- Born: Llewellyn Saturday Jobbins 13 July 1952 Melbourne, Australia
- Died: 13 August 1998 (aged 46) Sydney, Australia
- Occupations: Screenwriter, Comedian

= Saturday Rosenberg =

Australian comedian, writer and actress

Saturday Llewellyn Rosenberg (born Llewellyn Saturday Jobbins), also known as Saturday Brander (13 July 1952 – 13 August 1998), was an Australian comedian, writer and actress.

==Family==
Rosenberg was born in Eltham near Melbourne, but who grew up in Sydney, Australia. She was a third generation Australian film maker, whose family includes; grandfather, cinematographer George Malcolm; parents, advertising executives Harry & Joy Jobbins; and uncle, sound recordist Ken Malcolm. She is also one of five siblings, brothers Cobbitty Jobbins, Boak Jobbins, Camden Jobbins, and sister Sheridan Jobbins.

She was married twice, firstly in Perth, Australia, to William Brander (m. 1977–1979, divorced) and later to Marc Rosenberg (m. 1986–1990, divorced).

==Career==
After completing high school at Ascham in Sydney, she moved to Perth, in Western Australia in the late 1970s where she studied Fine Arts at WAAPA, and, at the same time, started a catering business called Big Belly Bus with her first husband.

She hosted two children's television shows called, Dr Featherweather's Wonderful Workshop and "Flapper's Factory" for two years.

On returning to Sydney in the early 1980s, she became a part of the New Wave of Comedy, which sprang out The Comedy Store in Jamison Street. There she performed under her married name, Saturday Brander, alongside comedians like Rodney Rude, Vince Sorrenti, Austen Tayshus and George Smilovici. She used a lot of material gained during her catering days, as well as material from working with children on television. Her most famous character was an alter-ego called Debbie Fellini.

Rosenberg, wrote her own standup material, and later went on to write several films, notably The Girl Who Came Late which was released in Australia as "Daydream Believer". The film, produced in 1991, starred Martin Kemp and Miranda Otto.

She also wrote several films for Director, Paul Middleditch, including one called The Tin Box, and another in which she starred, called When Ships Draw Near. The latter was selected for screening at the Clermont Film Festival, and won Bronze at the 21st Huesca Film Festival.
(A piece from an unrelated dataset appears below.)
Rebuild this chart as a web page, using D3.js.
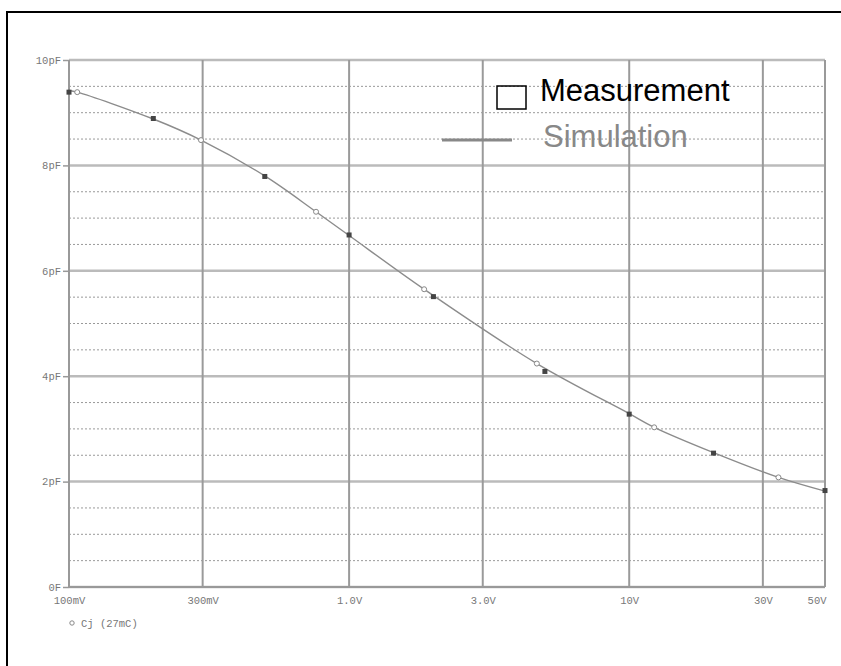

She also appeared in films and television shows including Dingo, Incident at Raven's Gate and the Australian TV show Prisoner.

For the last five years of her life, Rosenberg lived in Los Angeles, where she attended the University of Southern California studying screen direction. A film she wrote and directed, Freedom From Hunger, was chosen as an entrant into the Tropfest film festival, and screened after her death at the festival director's discretion.

Saturday had returned to Australia, and was hit and killed by a tourist bus on the corner of Market and College Streets in Sydney.